2. 2. An automatic signal level control system as claimed in claim 1 wherein the

   level control means is arranged to compare the stored voltage with a reference voltage, and to control the gain of the amplifying means in dependence upon the difference between them.
3. 3. An automatic signal level control system as claimed in claim 2 wherein the reference voltage is adjustable to permit manual control of the desired minimum signal level.
4. 4. An automatic signal level control system as claimed in any one of Claims 1 to 3, wherein variations in the amplitude level of the signal are converted into a unidirectional voltage varying in amplitude therewith, before application to the minimum level detecting means.
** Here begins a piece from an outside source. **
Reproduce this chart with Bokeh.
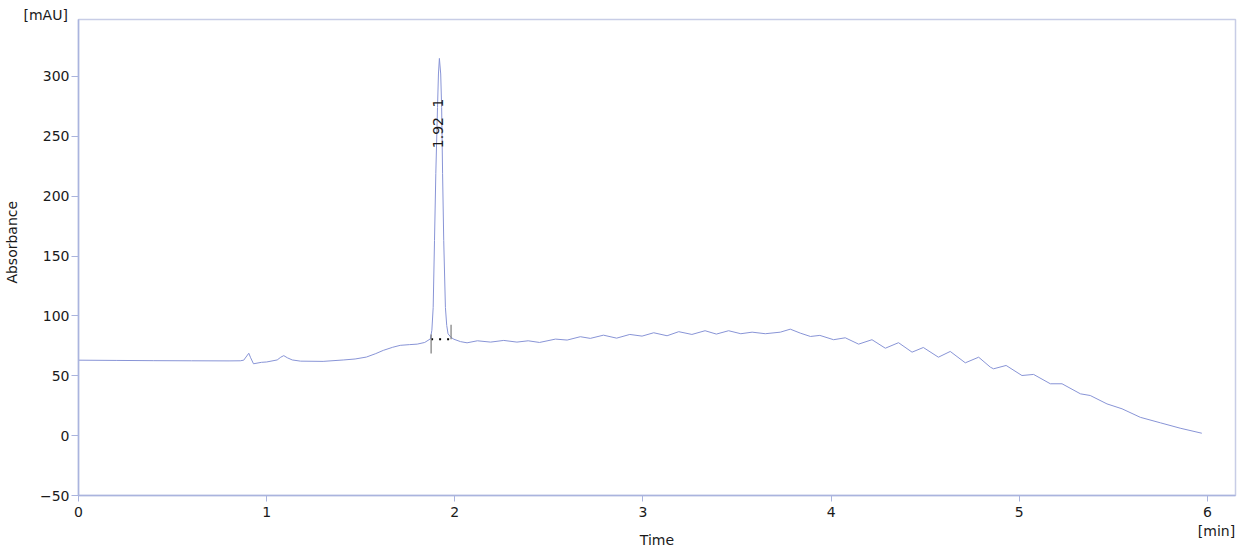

5. 5. An automatic signal level control system as claimed in any one of Claims to 4, wherein the minimum level detecting means is arranged to detect the minimum amplitude level of the signal at the output side of the amplifying means, whereby to effect feedback control of the gain of the amplifying means.
6. 6. An automatic signal level control system as claimed in any one of Claims 1 to 4, wherein the minimum level detecting means is arranged to detect the minimum amplitude level of the signal at the input side of the amplifying means, whereby to effect feedforward control of the gain of the amplifying means.
7. 7. An automatic signal level control system substantially as shown in, and as hereinbefore described with reference to, Figure 1 or Figure 2 of the drawing accompanying the Provisional Specification.